Hotel and fast food workers keep up the fight

The Trump administration is determined to take their rights. The Supreme Court is determined to take their rights. Republican state governments have already passed a slew of laws taking their rights. But workers are still fighting back. Some noteworthy actions happening now or on the horizon:

 Thousands of Chicago workers are out on first citywide hotel strike in over a century:

Contracts at 30 downtown hotels—each negotiated separately—expired on August 31. The strike was authorized two weeks earlier by 97 percent of voting union members.

In addition to raises, safer workloads, increased sick days and improved job security, workers are fighting to win year-round health insurance. Hotel workers with lower seniority are typically laid off during the winter months, when business gets slow, and lose their healthcare until they are rehired in the spring.

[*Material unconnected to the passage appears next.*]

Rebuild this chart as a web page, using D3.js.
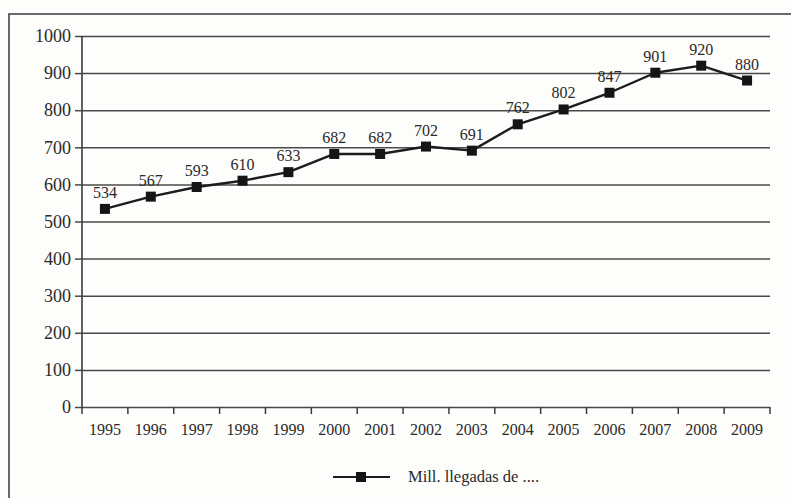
<!DOCTYPE html>
<html><head><meta charset="utf-8">
<script src="https://cdn.jsdelivr.net/npm/d3@7"></script>
<style>
html,body{margin:0;padding:0;background:#fdfdfc;}
svg{display:block;}
</style></head>
<body>
<svg id="c" width="791" height="498"></svg>
<script>
const years = ["1995","1996","1997","1998","1999","2000","2001","2002","2003","2004","2005","2006","2007","2008","2009"];
const values = [534,567,593,610,633,682,682,702,691,762,802,847,901,920,880];
const yTicks = [0,100,200,300,400,500,600,700,800,900,1000];
const seriesName = "Mill. llegadas de ....";

const FONT = "'Liberation Serif', 'Times New Roman', serif";
const svg = d3.select("#c").attr("font-family", FONT);
const W = 791, H = 498;
const m = {left:82, right:21, top:36, bottom:91};
const x = d3.scaleBand().domain(years).range([m.left, W - m.right]).padding(0);
const y = d3.scaleLinear().domain([0,1000]).range([H - m.bottom, m.top]);

// outer frame
svg.append("rect").attr("x",9).attr("y",14).attr("width",W+20).attr("height",H+20)
  .attr("fill","none").attr("stroke","#444").attr("stroke-width",1.6);

// gridlines + y axis
const yAxis = d3.axisLeft(y).tickValues(yTicks).tickSize(-(W - m.right - m.left)).tickPadding(11)
  .tickFormat(d3.format("d"));
const gy = svg.append("g").attr("transform",`translate(${m.left},0)`).call(yAxis)
  .attr("font-family", FONT).attr("font-size", 18);
gy.select(".domain").remove();
gy.selectAll(".tick line").attr("stroke","#4a4a4a").attr("stroke-width",1.5);
gy.selectAll(".tick").append("line").attr("x1",-7).attr("x2",0).attr("stroke","#4a4a4a").attr("stroke-width",1.5);
gy.selectAll(".tick text").style("font-family", FONT).style("font-size","18px").attr("fill","#2a2a2a");

// y axis line
svg.append("line").attr("x1",m.left).attr("x2",m.left).attr("y1",y(1000)).attr("y2",y(0))
  .attr("stroke","#3a3a3a").attr("stroke-width",1.6);

// x axis labels
const xAxis = d3.axisBottom(x).tickSize(0).tickPadding(17);
const gx = svg.append("g").attr("transform",`translate(0,${y(0)})`).call(xAxis)
  .attr("font-family", FONT).attr("font-size", 16);
gx.select(".domain").remove();
gx.selectAll(".tick text").style("font-family", FONT).style("font-size","16px").attr("fill","#2a2a2a");
// tick marks at band boundaries
svg.append("g").selectAll("line").data(years.slice(1).concat(["end"]))
  .join("line")
  .attr("x1",(d,i)=> i < years.length-1 ? x(d) : x(years[years.length-1]) + x.bandwidth())
  .attr("x2",(d,i)=> i < years.length-1 ? x(d) : x(years[years.length-1]) + x.bandwidth())
  .attr("y1",y(0)).attr("y2",y(0)+7)
  .attr("stroke","#3a3a3a").attr("stroke-width",1.5);
svg.append("line").attr("x1",m.left).attr("x2",m.left).attr("y1",y(0)).attr("y2",y(0)+7)
  .attr("stroke","#3a3a3a").attr("stroke-width",1.5);

// line
const cx = d => x(d) + x.bandwidth()/2;
const line = d3.line().x((d,i)=>cx(years[i])).y(d=>y(d));
svg.append("path").datum(values).attr("d",line).attr("fill","none")
  .attr("stroke","#1c1c1c").attr("stroke-width",2.4).attr("stroke-linejoin","round");

// markers
const ms = 10;
svg.append("g").selectAll("rect").data(values).join("rect")
  .attr("x",(d,i)=>cx(years[i]) - ms/2).attr("y",d=>y(d)-ms/2)
  .attr("width",ms).attr("height",ms).attr("fill","#151515");

// data labels
svg.append("g").selectAll("text").data(values).join("text")
  .attr("x",(d,i)=>cx(years[i])).attr("y",d=>y(d)-11)
  .attr("text-anchor","middle").style("font-family", FONT).style("font-size","16px")
  .attr("fill","#2a2a2a").text(d=>d);

// legend
const ly = 477;
svg.append("line").attr("x1",333).attr("x2",390).attr("y1",ly).attr("y2",ly)
  .attr("stroke","#1c1c1c").attr("stroke-width",2.2);
svg.append("rect").attr("x",361-ms/2).attr("y",ly-ms/2).attr("width",ms).attr("height",ms).attr("fill","#151515");
svg.append("text").attr("x",408).attr("y",ly+5).style("font-family", FONT).style("font-size","16.5px")
  .attr("fill","#2a2a2a").text(seriesName);
</script>
</body></html>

Meanwhile, Marriott workers in San Francisco and San Jose voted to authorize a strike, following workers in Honolulu and Boston and on Maui. They say that “one job should be enough” for workers at the world’s largest hotel chain.

 McDonald’s workers are set to hold a one-day strike over sexual harassment. It’s coming on September 18 in 10 cities:

Organizers of the action say it will be the first multi-state strike in the US specifically targeting sexual harassment and that they have been emboldened by the #MeToo movement against harassment and sexual assault.

Plans for the walkout – to start at lunchtime on 18 September – have been approved in recent days by committees of female employees at dozens of McDonald’s restaurants. Lead organizers include several women who filed complaints with the Equal Employment Opportunity Commission in May, alleging pervasive harassment at some of the corporation’s franchise restaurants.